Make Pod Recycling Easier With A Small Counter Setup

You don’t need a big station. A simple two-container setup cuts the mess:

  • Container 1: Used pods waiting to be opened.
  • Container 2: Grounds and filters for compost or trash.

Once or twice a week, open pods in a batch. Peeling five lids in a row is faster than doing it each morning, and it keeps your recycling cleaner.

When Recycling Is Not The Best Move

Some pods still don’t have a realistic recycling route in many areas. If your local program rejects pods and you don’t have a brand take-back, the most practical change is to reduce pod waste in the first place.

Switch To Reusable Pods When You Can

Refillable pods cut single-use waste and let you buy coffee in bulk. If you’re on a tight schedule, pre-fill a few for the week and store them sealed.

Choose Pods With A Clear Take-Back Program

If you like the pod format, pick a brand that spells out a return route and makes it easy. A take-back program is only useful if you’ll actually use it, so pick one with a drop-off option that fits your routine.

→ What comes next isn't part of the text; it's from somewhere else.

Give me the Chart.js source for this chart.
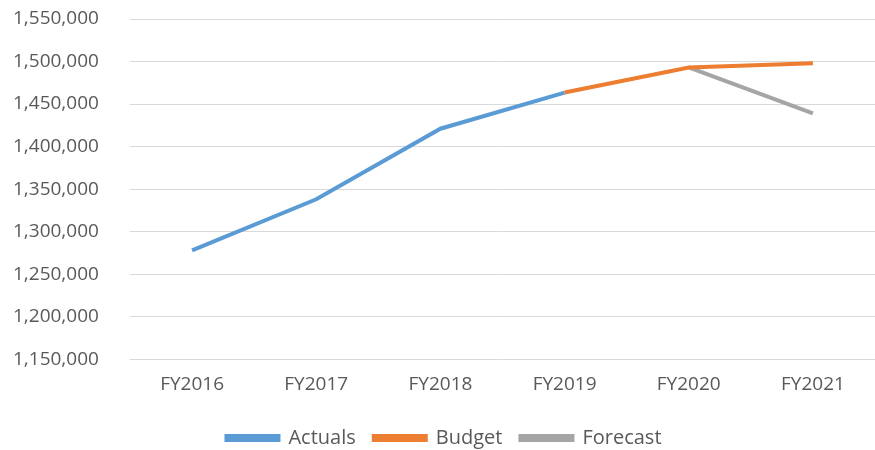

Use Whole-Bean Or Ground Coffee Without Pods

A French press, pour-over cone, or drip machine uses simple materials that are easier to sort: paper filters and grounds for compost, and a cardboard box for recycling.

Quick Checklist Before You Toss Anything In The Bin

  • Is the pod empty and cool?
  • Did you remove the lid?
  • Are the grounds out of the shell?
  • Does your local program accept the shell’s material and small items?
  • If not, do you have a take-back route?

If you follow this checklist, you’ll avoid the two big traps: putting food residue into recycling and sending a small mixed item into a system that can’t sort it.